L’affouragement pour diminuer les charges et être en accord avec la physiologie des chèvres

En Bretagne, Damien Le Crom et sa mère, Lenaick, sont 100 % autonomes au fourrage. Pour nourrir leurs 300 chèvres en intérieur, ils ont fait le pari de l’affouragement en vert sur 32 hectares d’herbe. Ils pratiquent ce système depuis 30 ans, soit au moment de l’installation des parents de Damien. Pour les éleveurs la Bretagne est "une région qui permet ce système car l’herbe pousse bien". De plus, ils ont la chance d’avoir un parcellaire groupé qui facilite la coupe d’herbe. Les parcelles d’affouragement sont semées en trèfle violet pur, en RGI, en mélange dactyle et trèfle violet et en mélange fétuque élevée, fétuque des prés et trèfle blanc, en luzerne pure. Ce système leur permet de diminuer les coûts d’alimentation même s’il représente une charge mécanique. L’affouragement en vert est aussi en accord avec la philosophie de travail des éleveurs. Mais il comprend tout de même une contrainte importante puisque durant la période d’affouragement, du 15 mars au 15 novembre, "il faut être disponible pour aller faucher les deux repas de la journée". De plus il faut compenser en paillage, car si les chèvres valorisent l’herbe en production laitière elles la valorisent aussi en déjection.

Une triple valorisation de l’herbe

Lors des moments de grosse pousse d’herbe au printemps, le surplus est conservé pour faire du foin et de l’enrubannage, ce qui permet de le valoriser pour la ration d’hiver. Mais pendant les étés secs, comme ces dernières années, les chèvres ne reçoivent qu’un repas par jour pendant un mois. Cette diminution des repas ne pénalise pas la productivité puisque les chèvres sont alors en fin de lactation. Pour les éleveurs, le système d’affouragement en vert permet aussi de maintenir un bon niveau de productivité ce qui sera plus compliqué avec le pâturage.

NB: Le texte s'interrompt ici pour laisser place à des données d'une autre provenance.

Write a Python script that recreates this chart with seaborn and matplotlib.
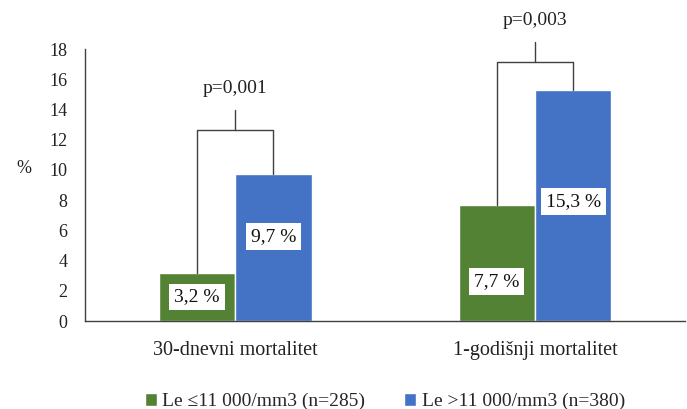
import matplotlib

matplotlib.use("Agg")
import matplotlib.pyplot as plt
import pandas as pd
import seaborn as sns

CATEGORIES = ["30-dnevni mortalitet", "1-godišnji mortalitet"]
GROUPS = ["Le \u226411 000/mm3 (n=285)", "Le >11 000/mm3 (n=380)"]
LOW_LE = [3.2, 7.7]
HIGH_LE = [9.7, 15.3]
P_VALUES = ["p=0,001", "p=0,003"]

COLORS = ["#548235", "#4472c4"]
SPINE = "#404040"
FONT = ["Liberation Serif", "DejaVu Serif"]

# layout: label heights inside bars, bracket heights (in % units)
LABEL_Y = [[1.6, 2.6], [5.6, 7.9]]
BRACKET_Y = [12.65, 17.15]
STUB = 1.35

df = pd.DataFrame(
    {
        "category": CATEGORIES * 2,
        "group": [GROUPS[0]] * 2 + [GROUPS[1]] * 2,
        "value": LOW_LE + HIGH_LE,
    }
)

sns.set_theme(style="white")
plt.rcParams["font.family"] = FONT

fig = plt.figure(figsize=(6.87, 4.09), dpi=100)
ax = fig.add_axes([0.124, 0.215, 0.873, 0.665])

sns.barplot(
    data=df,
    x="category",
    y="value",
    hue="group",
    hue_order=GROUPS,
    order=CATEGORIES,
    palette=COLORS,
    width=0.51,
    saturation=1,
    ax=ax,
)

ax.set_ylim(0, 18)
ax.set_xlim(-0.5, 1.5)
ax.set_yticks(range(0, 19, 2))
ax.set_xlabel("")
ax.set_ylabel("%", rotation=0, fontsize=13, color="#222222", labelpad=18, y=0.53)
ax.tick_params(axis="y", length=0, pad=13, labelsize=13, labelcolor="#222222")
ax.tick_params(axis="x", length=0, pad=14, labelsize=14.5, labelcolor="#222222")
for lab in ax.get_xticklabels() + ax.get_yticklabels():
    lab.set_family(FONT)

sns.despine(ax=ax)
for side in ["left", "bottom"]:
    ax.spines[side].set_color(SPINE)
    ax.spines[side].set_linewidth(1.0)

# value labels
for gi, container in enumerate(ax.containers):
    for ci, bar in enumerate(container):
        cx = bar.get_x() + bar.get_width() / 2
        ax.text(
            cx,
            LABEL_Y[gi][ci],
            f"{bar.get_height():.1f}".replace(".", ",") + " %",
            ha="center",
            va="center",
            fontsize=14,
            color="#111111",
            bbox=dict(facecolor="white", edgecolor="none", pad=3.5),
        )

# significance brackets
for ci in range(len(CATEGORIES)):
    b1 = ax.containers[0][ci]
    b2 = ax.containers[1][ci]
    x1 = b1.get_x() + b1.get_width() / 2
    x2 = b2.get_x() + b2.get_width() / 2
    top = BRACKET_Y[ci]
    kw = dict(color=SPINE, lw=1.0, clip_on=False)
    ax.plot([x1, x1, x2, x2], [b1.get_height(), top, top, b2.get_height()], **kw)
    xm = (x1 + x2) / 2
    ax.plot([xm, xm], [top, top + STUB], **kw)
    ax.text(xm, top + STUB + 1.4, P_VALUES[ci], ha="center", va="center",
            fontsize=14, color="#222222", clip_on=False)

ax.legend(
    loc="upper center",
    bbox_to_anchor=(0.5, -0.2),
    ncol=2,
    frameon=False,
    fontsize=14,
    handlelength=0.6,
    handleheight=0.6,
    handletextpad=0.3,
    columnspacing=2.0,
)

fig.savefig("out.png", dpi=100)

L’affouragement synonyme d’investissement

Cela leur permet donc de livrer 1100 litres de lait par chèvre à la laiterie Agrial. Les refus sont assez faibles, ils représentent moins de 10 % de la ration journalière. L’installation de Damien, il y a 6 ans, a permis la construction d’un nouveau bâtiment encore mieux adapté à ce système car il est dimensionné pour une autochargeuse à déchargement latéral. Ce matériel représente un coût important mais nécessaire pour ce système alimentaire. En effet ce matériel neuf coûte environ 35 000 euros, « il peut donc être difficile pour un jeune installé de s’équiper dès le départ ». Les éleveurs sont aussi équipés depuis trois ans d’un repousse-fourrage, ce dernier permet une diminution de la charge de travail car avant il fallait repousser à la main. L’herbe est ainsi mieux valorisée.